**Directions for this task**.
Write each line of the material exactly as given, from the top through the line that contains "0.0, 0.012, 0.016, 0.012, 0.0, 0.0]", and omit all pictures.

**Data extract**.
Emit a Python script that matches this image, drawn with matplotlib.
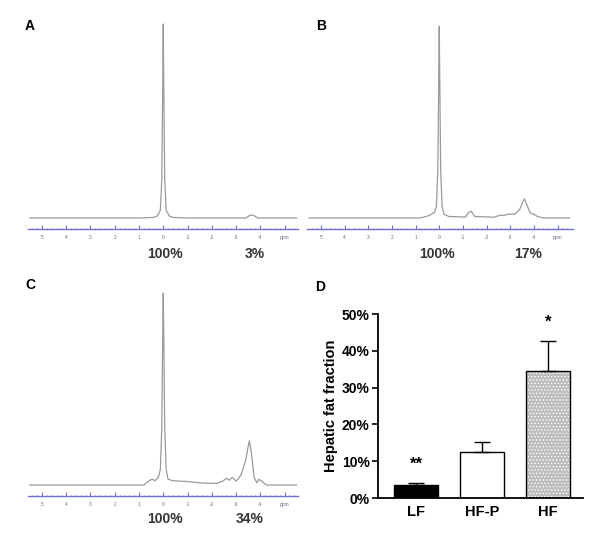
import numpy as np
import matplotlib.pyplot as plt

plt.rcParams['font.family'] = ['Liberation Sans', 'DejaVu Sans']
plt.rcParams['hatch.linewidth'] = 0.6

# spectra: (ppm, intensity relative to water peak)
ppm_a = [5.5, 1.0, 0.4, 0.25, 0.12, 0.06, 0.02, 0.0, -0.02, -0.06, -0.12, -0.25, -0.4, -1.0,
         -3.4, -3.55, -3.65, -3.75, -3.9, -5.5]
int_a = [0.0, 0.0, 0.003, 0.01, 0.04, 0.2, 0.7, 1.0, 0.7, 0.2, 0.04, 0.01, 0.003, 0.0,
         0.0, 0.012, 0.016, 0.012, 0.0, 0.0]

ppm_b = [5.5, 0.8, 0.5, 0.35, 0.2, 0.12, 0.06, 0.02, 0.0, -0.02, -0.06, -0.12, -0.2, -0.4,
         -1.1, -1.25, -1.35, -1.5, -2.3, -2.6, -2.75, -2.9, -3.2, -3.4, -3.5, -3.6, -3.7,
         -3.85, -4.0, -4.15, -4.4, -5.5]
int_b = [0.0, 0.0, 0.01, 0.018, 0.03, 0.06, 0.25, 0.75, 1.0, 0.75, 0.25, 0.06, 0.02, 0.008,
         0.005, 0.03, 0.035, 0.008, 0.004, 0.015, 0.013, 0.02, 0.02, 0.045, 0.075, 0.1, 0.07,
         0.025, 0.02, 0.008, 0.0, 0.0]

ppm_c = [5.5, 0.8, 0.55, 0.45, 0.35, 0.2, 0.12, 0.06, 0.02, 0.0, -0.02, -0.06, -0.12, -0.2,
         -0.4, -1.0, -1.6, -2.2, -2.45, -2.6, -2.72, -2.85, -3.0, -3.2, -3.4, -3.5, -3.55,
         -3.62, -3.75, -3.85, -3.95, -4.05, -4.25, -5.5]
int_c = [0.0, 0.0, 0.025, 0.03, 0.022, 0.04, 0.08, 0.3, 0.8, 1.0, 0.8, 0.3, 0.08, 0.03,
         0.022, 0.018, 0.01, 0.008, 0.02, 0.035, 0.025, 0.04, 0.02, 0.05, 0.13, 0.2, 0.23,
         0.18, 0.04, 0.012, 0.03, 0.02, 0.0, 0.0]

ppm_ticks = [5, 4, 3, 2, 1, 0, -1, -2, -3, -4, -5]
ppm_labels = ['5', '4', '3', '2', '1', '0', '-1', '-2', '-3', '-4', 'ppm']

# bar chart
groups = ['LF', 'HF-P', 'HF']
fat_mean = [3.4, 12.4, 34.6]
fat_err = [0.8, 2.7, 8.1]
stars = ['**', '', '*']

fig = plt.figure(figsize=(6, 5.38), dpi=100)
H = 538.0

blue = '#6f6fd8'
trace = '#9a9a9a'


def spectrum(x0, x1, y_axis, y_base, y_peak, ppm, inten, pcts, pct_x, pct_y):
    unit = y_base - y_peak
    lo = -(y_axis - y_base) / unit
    top = y_peak - 6
    ax = fig.add_axes([x0 / 600, (H - y_axis) / H, (x1 - x0) / 600, (y_axis - top) / H])
    ax.plot(ppm, inten, color=trace, lw=0.9)
    ax.set_ylim(lo, (y_base - top) / unit)
    for s in ['top', 'right', 'left']:
        ax.spines[s].set_visible(False)
    ax.spines['bottom'].set_color(blue)
    ax.spines['bottom'].set_linewidth(1.0)
    ax.set_yticks([])
    ax.set_xticks(ppm_ticks)
    ax.set_xticklabels(ppm_labels, fontsize=3.5, color='#6a6a8a')
    ax.set_xticks(np.arange(-5.4, 5.5, 0.2), minor=True)
    ax.tick_params(axis='x', which='major', direction='in', length=3, color=blue, pad=4)
    ax.tick_params(axis='x', which='minor', direction='in', length=1, color=blue)
    for t, px in zip(pcts, pct_x):
        fig.text(px / 600, 1 - pct_y / H, t, fontsize=10, fontweight='bold', ha='center',
                 va='center', color='#333333')
    return ax


axA = spectrum(28, 298, 229, 218, 24, ppm_a, int_a, ['100%', '3%'], [165, 255], 254)
axA.set_xlim(5 + (42 - 28) / 24.3, -(298 - 163) / 24.3)
axB = spectrum(307, 573, 229, 218, 26, ppm_b, int_b, ['100%', '17%'], [437, 528], 254)
axB.set_xlim(5 + (321 - 307) / 23.7, -(573 - 439) / 23.7)
axC = spectrum(28, 298, 496, 485, 293, ppm_c, int_c, ['100%', '34%'], [165, 250], 519)
axC.set_xlim(5 + (42 - 28) / 24.3, -(298 - 163) / 24.3)

# panel letters
for letter, px, py in [('A', 30, 26), ('B', 321, 26), ('C', 30, 285), ('D', 320, 287)]:
    fig.text(px / 600, 1 - py / H, letter, fontsize=10, fontweight='bold', ha='center', va='center')

# panel D
axD = fig.add_axes([378 / 600, (H - 498) / H, 205 / 600, 184 / H])
x = np.arange(len(groups))
faces = ['black', 'white', '#bdbdbd']
for i in range(len(groups)):
    if i == 2:
        axD.bar(x[i], fat_mean[i], width=0.67, color=faces[i], edgecolor='white', linewidth=0,
                hatch='.....')
        axD.bar(x[i], fat_mean[i], width=0.67, fill=False, edgecolor='black', linewidth=1.0)
    else:
        axD.bar(x[i], fat_mean[i], width=0.67, color=faces[i], edgecolor='black', linewidth=1.0)
    axD.errorbar(x[i], fat_mean[i], yerr=[[0], [fat_err[i]]], fmt='none', ecolor='black',
                 elinewidth=1.0, capsize=6, capthick=1.0)
    if stars[i]:
        axD.text(x[i], fat_mean[i] + fat_err[i] + 5, stars[i], ha='center', va='center',
                 fontsize=12, fontweight='bold')
axD.set_xlim(-0.58, 2.53)
axD.set_ylim(0, 50)
axD.set_yticks([0, 10, 20, 30, 40, 50])
axD.set_yticklabels(['0%', '10%', '20%', '30%', '40%', '50%'], fontsize=10, fontweight='bold')
axD.set_xticks(x)
axD.set_xticklabels(groups, fontsize=10.5, fontweight='bold')
axD.tick_params(axis='x', length=0, pad=5)
axD.tick_params(axis='y', length=4, width=1.2, pad=2)
axD.spines['top'].set_visible(False)
axD.spines['right'].set_visible(False)
axD.spines['left'].set_linewidth(1.3)
axD.spines['bottom'].set_linewidth(1.3)
axD.set_ylabel('Hepatic fat fraction', fontsize=10.5, fontweight='bold', labelpad=3)
# stars sit above the axis top, keep them visible
for t in axD.texts:
    t.set_clip_on(False)

fig.savefig('out.png', dpi=100)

**Answer for the task**.
Emit a Python script that matches this image, drawn with matplotlib.
import numpy as np
import matplotlib.pyplot as plt

plt.rcParams['font.family'] = ['Liberation Sans', 'DejaVu Sans']
plt.rcParams['hatch.linewidth'] = 0.6

# spectra: (ppm, intensity relative to water peak)
ppm_a = [5.5, 1.0, 0.4, 0.25, 0.12, 0.06, 0.02, 0.0, -0.02, -0.06, -0.12, -0.25, -0.4, -1.0,
         -3.4, -3.55, -3.65, -3.75, -3.9, -5.5]
int_a = [0.0, 0.0, 0.003, 0.01, 0.04, 0.2, 0.7, 1.0, 0.7, 0.2, 0.04, 0.01, 0.003, 0.0,
         0.0, 0.012, 0.016, 0.012, 0.0, 0.0]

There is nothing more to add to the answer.